The General Secretary of the General Agricultural Workers Union (GAWU), Edward Kareweh has called for a reassessment of the government’s Planting for Food and Jobs policy.

Speaking on Top Story on Joy FM, he stated that the success of the programme has been exaggerated, thus it is important to rectify the situation.

“If we paint the picture that it has been so successful and that there is an abundance of food and will always deliver an abundance of food all this clouds our minds and gives us a false hope that we are doing well.”

“Its success has been over-exaggerated to the extent that we were told that maize production has been more than doubled in 2020 and rice production was nearly 50% higher, yet between January till July we have a severe shortage of maize and rice in the country,” Mr Kareweh said.

This comes after the government decided to suspend the exportation of food amid concerns that there are shortages of foodstuff in the country.
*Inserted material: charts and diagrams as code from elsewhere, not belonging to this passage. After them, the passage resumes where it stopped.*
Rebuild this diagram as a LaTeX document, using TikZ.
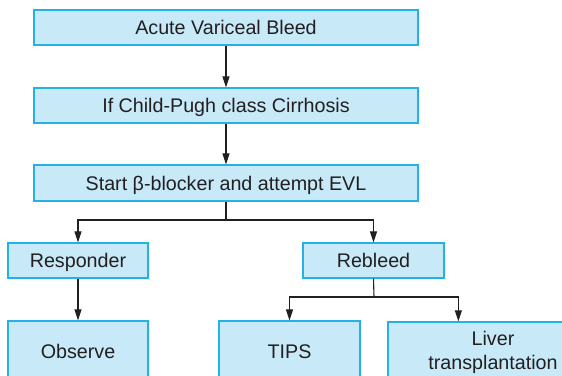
\documentclass[tikz,border=0pt]{standalone}
\usepackage{fontspec}
\setmainfont{Liberation Sans}
\usetikzlibrary{arrows.meta}
\definecolor{boxfill}{RGB}{199,233,248}
\definecolor{boxline}{RGB}{38,177,230}
\definecolor{ink}{RGB}{35,31,32}
\tikzset{
  flowbox/.style={draw=boxline, fill=boxfill, line width=1.3pt, rectangle,
    inner sep=0pt, text=ink, font=\fontsize{19.7}{24}\selectfont,
    text height=14pt, text depth=0pt},
  multibox/.style={draw=boxline, fill=boxfill, line width=1.3pt, rectangle,
    inner sep=0pt, text=ink, font=\fontsize{19.7}{24}\selectfont, align=center},
  arr/.style={draw=ink, line width=1.1pt, -{Triangle[length=11pt,width=7pt]}},
  link/.style={draw=ink, line width=1.1pt}
}
\begin{document}
\begin{tikzpicture}[x=1pt,y=-1pt]
\useasboundingbox (0,0) rectangle (562,375);
\clip (0,0) rectangle (562,375);
\node[flowbox, minimum width=384pt, minimum height=35pt] (b1) at (226,27.5) {Acute Variceal Bleed};
\node[flowbox, minimum width=384pt, minimum height=35pt] (b2) at (226,105.5) {If Child-Pugh class Cirrhosis};
\node[flowbox, minimum width=384pt, minimum height=36pt] (b3) at (226,183) {Start β-blocker and attempt EVL};
\node[flowbox, minimum width=140pt, minimum height=35pt] (resp) at (78,260.5) {Responder};
\node[flowbox, minimum width=141pt, minimum height=35pt] (rebl) at (373.5,260.5) {Rebleed};
\node[flowbox, minimum width=140pt, minimum height=60pt] (obs) at (78,351) {Observe};
\node[flowbox, minimum width=141pt, minimum height=60pt] (tips) at (289.5,351) {TIPS};
\node[multibox, minimum width=210pt, minimum height=60pt] (liver) at (493,352) {Liver\\transplantation};
\coordinate (j1) at (226,220);
\coordinate (j2) at (374,297);
\coordinate (lt) at ([xshift=71pt]liver.north west);
\draw[arr] (b1) -- (b2);
\draw[arr] (b2) -- (b3);
\draw[link] (b3.south) -- (j1);
\draw[arr] (j1) -| (resp);
\draw[arr] (j1) -| (rebl);
\draw[arr] (resp) -- (obs);
\draw[link] (rebl.south) -- (j2);
\draw[arr] (j2) -| (tips);
\draw[arr] (j2) -| (lt);
\end{tikzpicture}
\end{document}
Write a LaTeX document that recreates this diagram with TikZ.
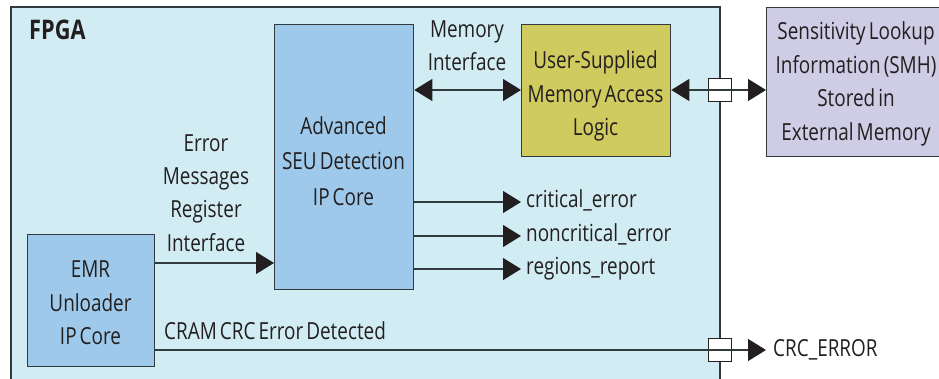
\documentclass[tikz,border=0pt]{standalone}
\usepackage{fontspec}
\setmainfont[FakeStretch=0.805,WordSpace=0.62]{Open Sans}
\usetikzlibrary{arrows.meta}
\definecolor{fpgafill}{HTML}{D2ECF4}
\definecolor{bluefill}{HTML}{9FC9EA}
\definecolor{yellowfill}{HTML}{CFCB5F}
\definecolor{purplefill}{HTML}{CFCCE6}
\definecolor{linecol}{HTML}{333A3E}
\definecolor{tipcol}{HTML}{231F20}
\tikzset{
  x=1pt,y=-1pt,
  every node/.style={text=tipcol,inner sep=0pt,align=center},
  bodytext/.style={font=\fontsize{23.5}{#1}\selectfont},
  corebox/.style={draw=linecol,line width=1.3pt,anchor=north west},
  conn/.style={draw=linecol,line width=1.1pt},
  tip/.style={-{Triangle[length=18pt,width=22pt,fill=tipcol,color=tipcol]}},
  twotip/.style={{Triangle[length=18pt,width=22pt,fill=tipcol,color=tipcol]}-{Triangle[length=18pt,width=22pt,fill=tipcol,color=tipcol]}},
  port/.style={draw=tipcol,line width=1.4pt,minimum width=23pt,minimum height=23pt},
  lbl/.style={anchor=west,bodytext=28},
}
\begin{document}
\begin{tikzpicture}
\useasboundingbox (0,0) rectangle (939,379);
\begin{scope}
\clip (0,0) rectangle (939,379);
% FPGA region
\draw[draw=linecol,line width=1.3pt,fill=fpgafill] (11,400) -- (11,7) -- (720,7) -- (720,400);
% Boxes
\node[corebox,fill=bluefill,minimum width=139pt,minimum height=265pt] (seu) at (274,24) {};
\node[corebox,fill=yellowfill,minimum width=149pt,minimum height=132pt] (mem) at (521,24) {};
\node[corebox,fill=purplefill,minimum width=190pt,minimum height=149pt] (ext) at (766,7) {};
\node[corebox,fill=bluefill,minimum width=127pt,minimum height=132pt] (emr) at (27,234) {};
% coordinates
\coordinate (c1) at (505,90);
\coordinate (p1) at (720,90);
\coordinate (p2) at (720,350);
\coordinate (crit) at (521,202);
\coordinate (ncrit) at (521,236);
\coordinate (reg) at (521,269);
\coordinate (crc) at (766,350);
% ports (white fill first, connector on top)
\node[port,fill=white] (port1) at (p1) {};
\node[port,fill=white] (port2) at (p2) {};
% connectors
\draw[conn,twotip] (seu.east |- c1) -- (mem.west |- c1);
\draw[conn,tip] (seu.east |- crit) -- (crit);
\draw[conn,tip] (seu.east |- ncrit) -- (ncrit);
\draw[conn,tip] (seu.east |- reg) -- (reg);
\draw[conn,tip] (emr.east |- 0,263) -- (seu.west |- 0,263);
\draw[conn,twotip] (mem.east |- p1) -- (ext.west |- p1);
\draw[conn,tip] (emr.east |- p2) -- (crc);
\end{scope}
% Text
\node[font=\fontsize{27}{30}\bfseries\selectfont,anchor=west] (fpga) at (29,30) {FPGA};
\node[bodytext=35.5] (seut) at (343.5,161) {Advanced\\SEU Detection\\IP Core};
\node[bodytext=33.5] (memt) at (595.5,96) {User-Supplied\\Memory Access\\Logic};
\node[bodytext=33.7] (extt) at (856,84) {Sensitivity Lookup\\Information (SMH)\\Stored in\\External Memory};
\node[bodytext=33.5] (emrt) at (90.5,303) {EMR\\Unloader\\IP Core};
\node[bodytext=33.3] (errt) at (206,193) {Error\\Messages\\Register\\Interface};
\node[bodytext=33.5] (memi) at (467,45.5) {Memory\\Interface};
\node[lbl] (l1) at (526,200.5) {critical\_error};
\node[lbl] (l2) at (526,234.5) {noncritical\_error};
\node[lbl] (l3) at (526,268.5) {regions\_report};
\node[lbl] (l4) at (164,331) {CRAM CRC Error Detected};
\node[lbl] (l5) at (773,349.5) {CRC\_ERROR};
\end{tikzpicture}
\end{document}
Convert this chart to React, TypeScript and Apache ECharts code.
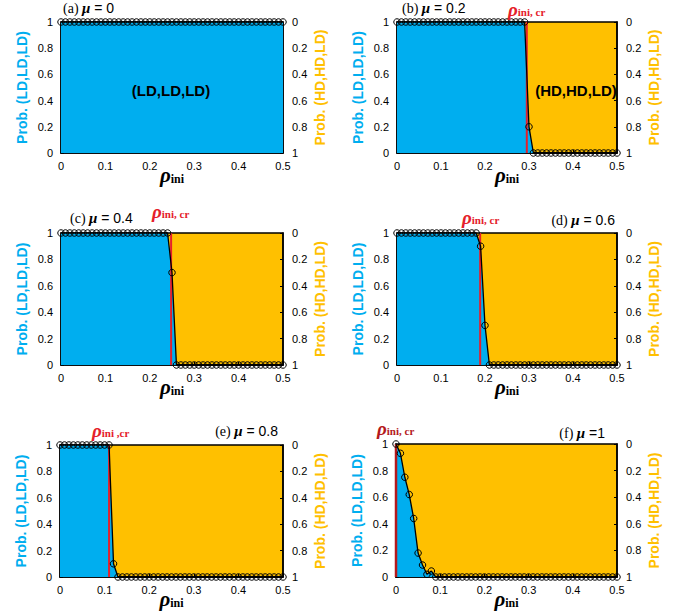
import React, { useEffect, useRef } from 'react';
import * as echarts from 'echarts';

// ---------------- data ----------------
const rhoIni = [
  0, 0.01, 0.02, 0.03, 0.04, 0.05, 0.06, 0.07, 0.08, 0.09,
  0.1, 0.11, 0.12, 0.13, 0.14, 0.15, 0.16, 0.17, 0.18, 0.19,
  0.2, 0.21, 0.22, 0.23, 0.24, 0.25, 0.26, 0.27, 0.28, 0.29,
  0.3, 0.31, 0.32, 0.33, 0.34, 0.35, 0.36, 0.37, 0.38, 0.39,
  0.4, 0.41, 0.42, 0.43, 0.44, 0.45, 0.46, 0.47, 0.48, 0.49, 0.5,
];

const panelLetters = ['(a)', '(b)', '(c)', '(d)', '(e)', '(f)'];
const muLabels = [' = 0', ' = 0.2', ' = 0.4', ' = 0.6', ' = 0.8', ' =1'];

// Prob. (LD,LD,LD) for mu = 0, 0.2, 0.4, 0.6, 0.8, 1
const probMu0 = [
  1, 1, 1, 1, 1, 1, 1, 1, 1, 1,
  1, 1, 1, 1, 1, 1, 1, 1, 1, 1,
  1, 1, 1, 1, 1, 1, 1, 1, 1, 1,
  1, 1, 1, 1, 1, 1, 1, 1, 1, 1,
  1, 1, 1, 1, 1, 1, 1, 1, 1, 1, 1,
];
const probMu02 = [
  1, 1, 1, 1, 1, 1, 1, 1, 1, 1,
  1, 1, 1, 1, 1, 1, 1, 1, 1, 1,
  1, 1, 1, 1, 1, 1, 1, 1, 1, 1,
  0.2, 0, 0, 0, 0, 0, 0, 0, 0, 0,
  0, 0, 0, 0, 0, 0, 0, 0, 0, 0, 0,
];
const probMu04 = [
  1, 1, 1, 1, 1, 1, 1, 1, 1, 1,
  1, 1, 1, 1, 1, 1, 1, 1, 1, 1,
  1, 1, 1, 1, 1, 0.7, 0, 0, 0, 0,
  0, 0, 0, 0, 0, 0, 0, 0, 0, 0,
  0, 0, 0, 0, 0, 0, 0, 0, 0, 0, 0,
];
const probMu06 = [
  1, 1, 1, 1, 1, 1, 1, 1, 1, 1,
  1, 1, 1, 1, 1, 1, 1, 1, 1, 0.9,
  0.3, 0, 0, 0, 0, 0, 0, 0, 0, 0,
  0, 0, 0, 0, 0, 0, 0, 0, 0, 0,
  0, 0, 0, 0, 0, 0, 0, 0, 0, 0, 0,
];
const probMu08 = [
  1, 1, 1, 1, 1, 1, 1, 1, 1, 1,
  1, 1, 0.1, 0, 0, 0, 0, 0, 0, 0,
  0, 0, 0, 0, 0, 0, 0, 0, 0, 0,
  0, 0, 0, 0, 0, 0, 0, 0, 0, 0,
  0, 0, 0, 0, 0, 0, 0, 0, 0, 0, 0,
];
const probMu1 = [
  1, 0.93, 0.75, 0.62, 0.44, 0.18, 0.09, 0.02, 0.045, 0,
  0, 0, 0, 0, 0, 0, 0, 0, 0, 0,
  0, 0, 0, 0, 0, 0, 0, 0, 0, 0,
  0, 0, 0, 0, 0, 0, 0, 0, 0, 0,
  0, 0, 0, 0, 0, 0, 0, 0, 0, 0, 0,
];
const panelProbs = [probMu0, probMu02, probMu04, probMu06, probMu08, probMu1];

// critical initial density (red line); null = none
const rhoCritical = [null, 0.295, 0.248, 0.189, 0.11, 0.0];
const critLabelTexts = ['', 'ini, cr', 'ini, cr', 'ini, cr', 'ini ,cr', 'ini, cr'];

// ---------------- style / layout ----------------
const BLUE = '#00AEEF';
const YELLOW = '#FFC000';
const RED = '#E5202B';
const DARK_RED = '#B4191C';
const SANS = 'Liberation Sans, Arial, Helvetica, sans-serif';
const SERIF = 'Liberation Serif, Times New Roman, serif';

const gridBoxes = [
  { left: 61, top: 22, width: 222, height: 131 },
  { left: 397, top: 22, width: 220, height: 131 },
  { left: 61, top: 233, width: 222, height: 132 },
  { left: 397, top: 233, width: 220, height: 132 },
  { left: 60, top: 445, width: 223, height: 132 },
  { left: 396, top: 444, width: 221, height: 133 },
];

const titlePos = [
  { x: 63, y: 8, align: 'left' },
  { x: 402, y: 8, align: 'left' },
  { x: 70, y: 218, align: 'left' },
  { x: 615, y: 220, align: 'right' },
  { x: 278, y: 431, align: 'right' },
  { x: 605, y: 433, align: 'right' },
];

const critLabelPos = [
  null,
  { x: 508, y: 9 },
  { x: 152, y: 211 },
  { x: 462, y: 217 },
  { x: 92, y: 430 },
  { x: 377, y: 428 },
];

function buildOption() {
  const grid = gridBoxes.map((b) => ({
    ...b,
    show: true,
    backgroundColor: YELLOW,
    borderColor: '#000',
    borderWidth: 1.5,
    containLabel: false,
  }));

  const axisLine = { show: true, onZero: false, lineStyle: { color: '#000', width: 1.5 } };
  const axisTick = { show: true, inside: true, length: 3, lineStyle: { color: '#000', width: 1 } };
  const axisLabel = { color: '#000', fontFamily: SANS, fontSize: 11 };

  const xAxis = gridBoxes.map((_, i) => ({
    type: 'value',
    gridIndex: i,
    min: 0,
    max: 0.5,
    interval: 0.1,
    axisLine,
    axisTick,
    axisLabel: { ...axisLabel, margin: 7 },
    splitLine: { show: false },
    name: '{r|ρ}{s|ini}',
    nameLocation: 'middle',
    nameGap: 11,
    nameMoveOverlap: false,
    nameTextStyle: {
      rich: {
        r: { fontFamily: SERIF, fontStyle: 'italic', fontWeight: 'bold', fontSize: 21, color: '#000' },
        s: { fontFamily: SERIF, fontWeight: 'bold', fontSize: 12, color: '#000', padding: [8, 0, 0, 0] },
      },
    },
  }));

  const yAxis: any[] = [];
  gridBoxes.forEach((_, i) => {
    yAxis.push({
      type: 'value',
      gridIndex: i,
      position: 'left',
      min: 0,
      max: 1,
      interval: 0.2,
      axisLine,
      axisTick,
      axisLabel: { ...axisLabel, margin: 8 },
      splitLine: { show: false },
      name: 'Prob. (LD,LD,LD)',
      nameLocation: 'middle',
      nameGap: 32,
      nameMoveOverlap: false,
      nameTextStyle: { color: BLUE, fontFamily: SANS, fontWeight: 'bold', fontSize: 14 },
    });
    yAxis.push({
      type: 'value',
      gridIndex: i,
      position: 'right',
      inverse: true,
      min: 0,
      max: 1,
      interval: 0.2,
      axisLine,
      axisTick,
      axisLabel: { ...axisLabel, margin: 9 },
      splitLine: { show: false },
      name: 'Prob. (HD,HD,LD)',
      nameLocation: 'middle',
      nameRotate: 90,
      nameGap: 30,
      nameMoveOverlap: false,
      nameTextStyle: { color: YELLOW, fontFamily: SANS, fontWeight: 'bold', fontSize: 14 },
    });
  });

  const series: any[] = [];
  panelProbs.forEach((probs, i) => {
    const data = rhoIni.map((x, k) => [x, probs[k]]);
    series.push({
      type: 'line',
      xAxisIndex: i,
      yAxisIndex: 2 * i,
      data,
      symbol: 'none',
      lineStyle: { width: 0, color: BLUE },
      areaStyle: { color: BLUE, opacity: 1 },
      silent: true,
      z: 2,
    });
    const xc = rhoCritical[i];
    if (xc !== null) {
      series.push({
        type: 'line',
        xAxisIndex: i,
        yAxisIndex: 2 * i,
        data: [[xc, 0], [xc, 1]],
        symbol: 'none',
        clip: false,
        lineStyle: { width: i === 5 ? 2.5 : 2, color: i === 5 ? DARK_RED : RED },
        silent: true,
        z: 3,
      });
    }
    series.push({
      type: 'line',
      xAxisIndex: i,
      yAxisIndex: 2 * i,
      data,
      symbol: 'circle',
      symbolSize: 6.5,
      clip: false,
      lineStyle: { width: 1.3, color: '#000' },
      itemStyle: { color: 'rgba(0,0,0,0)', borderColor: '#000', borderWidth: 1 },
      silent: true,
      z: 4,
    });
  });

  const graphic: any[] = [];
  titlePos.forEach((p, i) => {
    graphic.push({
      type: 'text',
      x: p.x,
      y: p.y,
      z: 10,
      style: {
        text: `{p|${panelLetters[i]} }{m|μ}{v|${muLabels[i]}}`,
        align: p.align,
        verticalAlign: 'middle',
        rich: {
          p: { fontFamily: SERIF, fontSize: 14, fill: '#000' },
          m: { fontFamily: SERIF, fontStyle: 'italic', fontWeight: 'bold', fontSize: 15, fill: '#000' },
          v: { fontFamily: SANS, fontSize: 14, fill: '#000' },
        },
      },
    });
  });
  critLabelPos.forEach((p, i) => {
    if (!p) return;
    graphic.push({
      type: 'text',
      x: p.x,
      y: p.y,
      z: 10,
      style: {
        text: `{r|ρ}{s|${critLabelTexts[i]}}`,
        align: 'left',
        verticalAlign: 'middle',
        rich: {
          r: { fontFamily: SERIF, fontStyle: 'italic', fontWeight: 'bold', fontSize: 19, lineHeight: 16, fill: i === 5 ? DARK_RED : RED },
          s: { fontFamily: SERIF, fontWeight: 'bold', fontSize: 11, lineHeight: 11, fill: i === 5 ? DARK_RED : RED, padding: [5, 0, 0, 0] },
        },
      },
    });
  });
  graphic.push({
    type: 'text',
    x: 171,
    y: 90,
    z: 10,
    style: { text: '(LD,LD,LD)', align: 'center', verticalAlign: 'middle', font: `bold 15px ${SANS}`, fill: '#000' },
  });
  graphic.push({
    type: 'text',
    x: 576,
    y: 90,
    z: 10,
    style: { text: '(HD,HD,LD)', align: 'center', verticalAlign: 'middle', font: `bold 15px ${SANS}`, fill: '#000' },
  });

  return {
    animation: false,
    backgroundColor: '#fff',
    grid,
    xAxis,
    yAxis,
    series,
    graphic,
  };
}

export default function App() {
  const ref = useRef<HTMLDivElement>(null);
  useEffect(() => {
    if (!ref.current) return;
    const chart = echarts.init(ref.current, undefined, { renderer: 'svg' });
    chart.setOption(buildOption() as any);
    return () => chart.dispose();
  }, []);
  return (
    <div
      ref={ref}
      style={{ position: 'absolute', left: 0, top: 0, width: 693, height: 616 }}
    />
  );
}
The Deputy Minister for Food and Agriculture, Yaw Frimpong Addo, admitted that there is food shortage but not food crisis.

“Food shortage, yes, but we don’t have food crisis. I’m telling you that during the planting season every year, it has been like this. Just that this year, because of Covid-19 and fertilizer production, everything about fertilizer (things have been intense),” Mr Addo earlier said on JoyNews.

Meanwhile, Mr Kareweh believes the shortage is not caused primarily by the exportation of food as the Ministry claims, but by structural challenges within the agricultural sector.

“For us, that is not the case because, between the same period and 2020, the exportation of maize, rice and soya bean has been declining. So, exportation cannot be the main cause of the shortage.”

“We are told that the planting for food and jobs subsidised fertiliser, their suppliers had refused to supply more fertiliser in 2021, because they were not paid for previous supplies. So the whole explanation that it is because we have over exported and therefore leading to a shortage of food in the country, is not supported by the challenges on the ground,” he added.

Mr Kareweh said that the progress of Planting for Food and Jobs, its restructuring and implementation cannot be left to the Ministry of Agriculture alone if it has to succeed.

He stated that after a reassessment of the programme, there needs to be a national discourse where stakeholders and other interested persons in the agricultural sector would offer ideas and solutions to help move the policy forward.